Y han nacido muchas propuestas, campañas y reflexiones en esta dirección desde el mundo de la salud y de las administraciones públicas. Se insiste en la actividad física y en las dietas sanas, sobretodo. Pero si analizamos estos asuntos a fondo percibimos que la naturaleza es el denominador común de una vida saludable. El contacto del niño con la naturaleza es una fuente de salud física y mental, de bienestar, de reducción del estrés y de un aumento de las oportunidades de conocimiento, exploración y descubrimiento del territorio.

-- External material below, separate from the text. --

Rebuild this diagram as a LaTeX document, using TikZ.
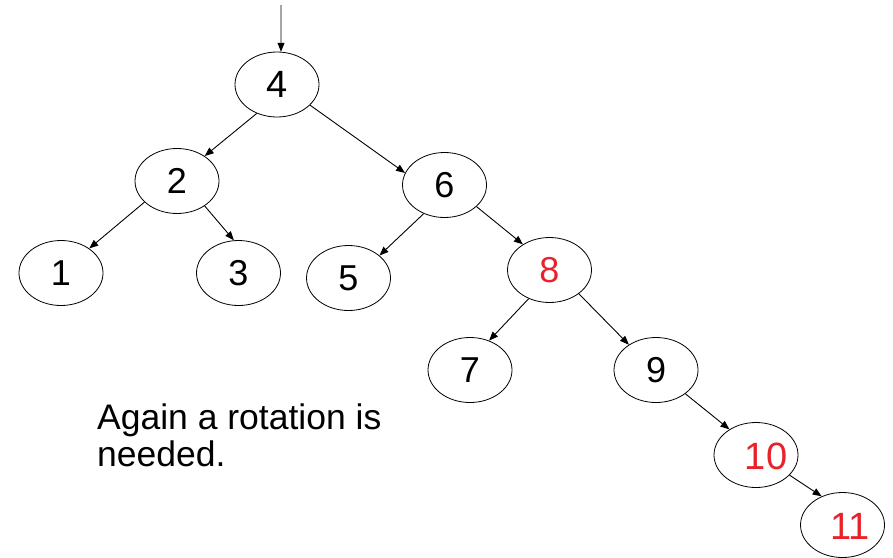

Se está hablando mucho últimamente del trastorno por déficit de naturaleza (NDD por sus siglas en inglés). Este concepto –que no tiene raíces diagnósticas- lo propone un periodista norteamericano llamado Richard Louv en su libro, Los últimos niños en el bosque (2005). Es un libro muy inspirador que se ha convertido en un longseller. Se ha vendido sin cesar desde que se publicó y ha generado numerosas iniciativas educativas, recreativas, institucionales y de salud, a partir de su hipótesis: los efectos negativos del alejamiento del niño de la naturaleza se acaban  convirtiendo en un trastorno.

Louv argumenta que el coste humano de la “alienación de la naturaleza” se mide en una disminución en el uso de las percepciones sensoriales, en dificultades de atención y en tasas más altas de enfermedades físicas (muy claramente la obesidad) y emocionales donde destacan en los últimos años unos niños más ansiosos y depresivos.

El trastorno por déficit de naturaleza es una guía popular para entender una realidad: el alejamiento de la naturaleza de una sociedad hiper-urbanizada abocada hacia un ocio de consumo imparable que genera más estrés que descanso y un sedentarismo que puede traducirse en muchos aspectos: no sólo en sobrepeso y obesidad, sino también en diabetes, enfermedades coronarias, asma y otras dolencias que en los últimos años se están adelantando a edades muy tempranas.

No es fácil establecer una relación global causa-efecto lineal entre la pérdida de naturaleza y el aumento de una vida poco saludable a tenor de los estilos de vida en entornos urbanos cada vez más agitados. Pero en algunos aspectos si se pueden establecer algunas correlaciones razonables entre el alejamiento de los entornos naturales con la caída de la actividad física, las dietas cada vez más calóricas y el aumento del estrés,

Louv es periodista, no epidemiólogo ni psiquiatra ni pediatra. Pero sus intuiciones son muy jugosas: él señala que los niños han sido amistosamente encerrados en los hogares en aras a una protección que a menudo es una sobreprotección restrictiva.

Existen dos estudios interesantes que refrendan la hipótesis de Louv en algunos aspectos: el primero señala que niños que padecen TDAH (trastorno por déficit de atención e hiperactividad) después de 20 minutos en un entorno natural muestran una mayor capacidad de atención y de control de los impulsos que si estuvieran en este mismo lapso de tiempo en espacios cerrados. Estos niños en esta naturaleza abierta y cargada de sorpresas y reclamos delicadísimos se centran, contemplan, observan, juegan concentrados y relajados.

Otro estudio señala que la inmersión en la naturaleza de un grupo de adolescentes durante en un campamento afectó positivamente a su vida durante aquellas semanas en forma de una mayor relajación; una disminución del estrés percibido; un aumento positivo de emociones; un mayor sentido de la totalidad unido a la experiencia de la trascendencia; y, finalmente, una clara mejor de la interacción social. La naturaleza es generosa.